Highlights & Insights

  • Turning "Mid-training Heuristics" into Provable Optimization Objectives: Through the regret decomposition, pruning efficiency, and convergence rate theorems, the paper provides the first theoretical answer to "why mid-training is useful and at what granularity it should be done," moving beyond simple metrics.
  • Elegant Migration of Option/HRL Ideas to LLMs: Captures the "option compression horizon" of classical hierarchical RL into the token world using temporally consistent latent variables. The implementation uses a simple <act>/<think> dual-token strategy for scalable deployment.
  • Cost-Adjustable Knob: A single penalty \(c\) controls both reasoning frequency and compute overhead. The smooth degradation to NTP as \(\alpha\to 1\) makes it engineering-friendly.

Limitations & Future Work

  • Verification Limited to Python Code Generation: The setting where raw actions equal line-by-line code makes the syntactic alignment of <act>/<think> natural.
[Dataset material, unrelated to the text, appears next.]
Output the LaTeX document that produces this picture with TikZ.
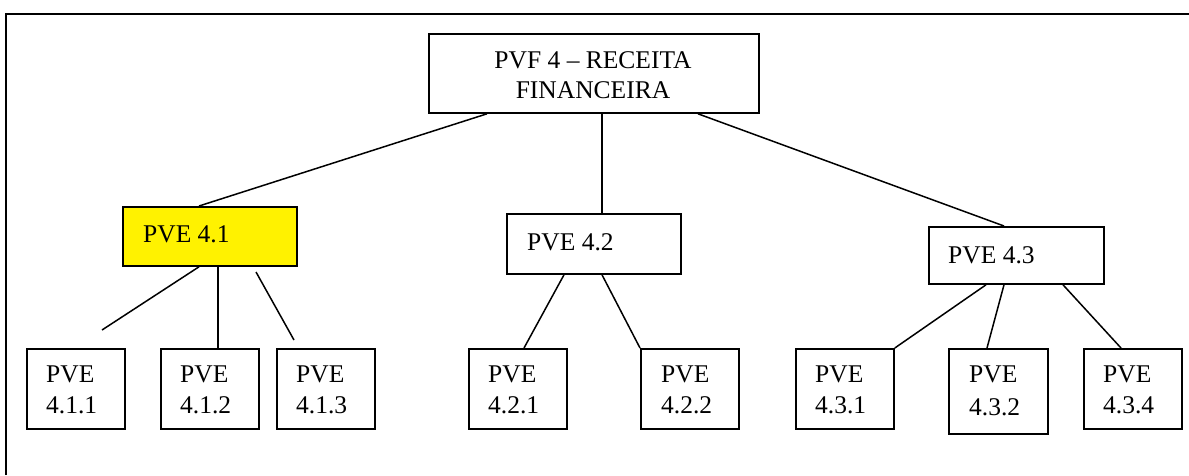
\documentclass[tikz,border=0pt]{standalone}
\usepackage{fontspec}
\setmainfont{Liberation Serif}
\begin{document}
\begin{tikzpicture}[x=1pt,y=-1pt,
  box/.style={draw,line width=1.8pt,inner sep=0pt,anchor=north west},
  leaf/.style={box,minimum width=98pt,minimum height=80pt},
  txt/.style={inner sep=0pt,anchor=base west,align=left,
    font=\fontsize{25.5}{31}\selectfont},
  link/.style={line width=1.5pt},
  frame/.style={line width=2pt}]
\useasboundingbox (0,0) rectangle (1189,475);

% outer frame (top and left edges)
\coordinate (fl) at (6,475);
\coordinate (fc) at (6,14);
\coordinate (fr) at (1189,14);
\draw[frame] (fl) -- (fc) -- (fr);

% root
\node[box,minimum width=330pt,minimum height=79pt] (root) at (428,33) {};
\node[inner sep=0pt,anchor=base,align=center,
  font=\fontsize{25.5}{30}\selectfont] (troot) at (593,98)
  {PVF 4 -- RECEITA\\FINANCEIRA};

% second level
\node[box,fill=yellow,minimum width=174pt,minimum height=59pt] (b41) at (122,206) {};
\node[txt] (t41) at (143,242) {PVE 4.1};
\node[box,minimum width=174pt,minimum height=60pt] (b42) at (506,213) {};
\node[txt] (t42) at (527,250) {PVE 4.2};
\node[box,minimum width=175pt,minimum height=57pt] (b43) at (928,226) {};
\node[txt] (t43) at (948,263) {PVE 4.3};

% leaves (text anchored at the baseline of its last line)
\node[leaf] (b411) at (26,348) {};
\node[txt] (t411) at (46,413) {PVE\\4.1.1};
\node[leaf] (b412) at (160,348) {};
\node[txt] (t412) at (180,413) {PVE\\4.1.2};
\node[leaf] (b413) at (276,348) {};
\node[txt] (t413) at (296,413) {PVE\\4.1.3};
\node[leaf] (b421) at (468,348) {};
\node[txt] (t421) at (488,413) {PVE\\4.2.1};
\node[leaf] (b422) at (640,348) {};
\node[txt] (t422) at (661,413) {PVE\\4.2.2};
\node[leaf] (b431) at (795,348) {};
\node[txt] (t431) at (815,413) {PVE\\4.3.1};
\node[leaf,minimum width=99pt,minimum height=85pt] (b432) at (948,348) {};
\node[txt,font=\fontsize{25.5}{33}\selectfont] (t432) at (969,415) {PVE\\4.3.2};
\node[leaf] (b434) at (1083,348) {};
\node[txt] (t434) at (1103,413) {PVE\\4.3.4};

% free ends of the connectors below PVE 4.1
\coordinate (e411) at (102,330);
\coordinate (s413) at (256,272);
\coordinate (e413) at (294,340);

% connectors from the root
\draw[link] ([xshift=59pt]root.south west) -- ([xshift=77pt]b41.north west);
\draw[link] ([xshift=174pt]root.south west) -- ([xshift=96pt]b42.north west);
\draw[link] ([xshift=270pt]root.south west) -- ([xshift=76pt]b43.north west);

% connectors below PVE 4.1
\draw[link] ([xshift=77pt]b41.south west) -- (e411);
\draw[link] ([xshift=96pt]b41.south west) -- ([xshift=58pt]b412.north west);
\draw[link] (s413) -- (e413);

% connectors below PVE 4.2
\draw[link] ([xshift=58pt]b42.south west) -- ([xshift=56pt]b421.north west);
\draw[link] ([xshift=96pt]b42.south west) -- (b422.north west);

% connectors below PVE 4.3
\draw[link] ([xshift=58pt]b43.south west) -- (b431.north east);
\draw[link] ([xshift=76pt]b43.south west) -- ([xshift=39pt]b432.north west);
\draw[link] ([xshift=135pt]b43.south west) -- ([xshift=38pt]b434.north west);
\end{tikzpicture}
\end{document}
How to define "line-level actions" and abstraction granularity in domains like mathematics (single-step answers), agentic tasks, or natural language remains to be verified; the authors themselves excluded math.
  • Model Scale Capped at 8B: While results hold for 1B–8B, it is unknown if the advantage of "self-learned reasoning vs. direct distillation from stronger models" reverses at larger scales.
  • Strong Theoretical Assumptions: Theorems for pruning and convergence rely on idealized settings like approximately optimal action subsets, leaving a gap between theory and real LLM training dynamics.
  • Engineering Complexity of EM + Asynchronous Rollout: Compared to simple NTP, RA3 requires multiple rounds of EM, self-supervised RL, and asynchronous sampling (e.g., SGLang), raising the barrier to implementation.
  • LLM Mid-Training: Unlike augmenting data by distilling reasoning from frontier models (which suffers from distribution shift and expensive large-scale re-annotation), RA3 allows the model to self-learn reasoning. This is better suited for corpora like code, where data is primarily human-written without existing reasoning annotations.
  • Self-supervised RL: Following the line of work using expert action log-probs as rewards (e.g., BRiTE), RA3 generalizes the single-step ELBO to temporal sequences.
  • Markov Options / Hierarchical RL: The definition of action abstraction and decision space analysis draws from Sutton’s Options and the transfer analysis of Brunskill & Li, but applies it to the design of mid-training algorithms and their impact on post-training RL.
  • Insight: Treating "at what action granularity one should learn" as a provable design variable rather than a default token-level choice offers a valuable perspective for pre-training/mid-training in long-horizon tasks like agentic workflows and multi-step tool use.

Rating

  • Novelty: ⭐⭐⭐⭐⭐ The first theoretical framework to characterize the mid-training → post-training RL transition, directly deriving an algorithm from theory. Highly self-consistent.
  • Experimental Thoroughness: ⭐⭐⭐⭐ Solid across three models, four benchmarks, RLVR, ablations, and synthetic comparisons, though limited to code generation up to 8B.
  • Writing Quality: ⭐⭐⭐⭐ Clear connection between theory and algorithm; the motivation for theorems is well-explained. High formula density may be challenging for readers without an RL background.
  • Value: ⭐⭐⭐⭐⭐ Provides principled guidance and a scalable implementation for "how to conduct mid-training," offering methodological value for LLM reasoning training paradigms.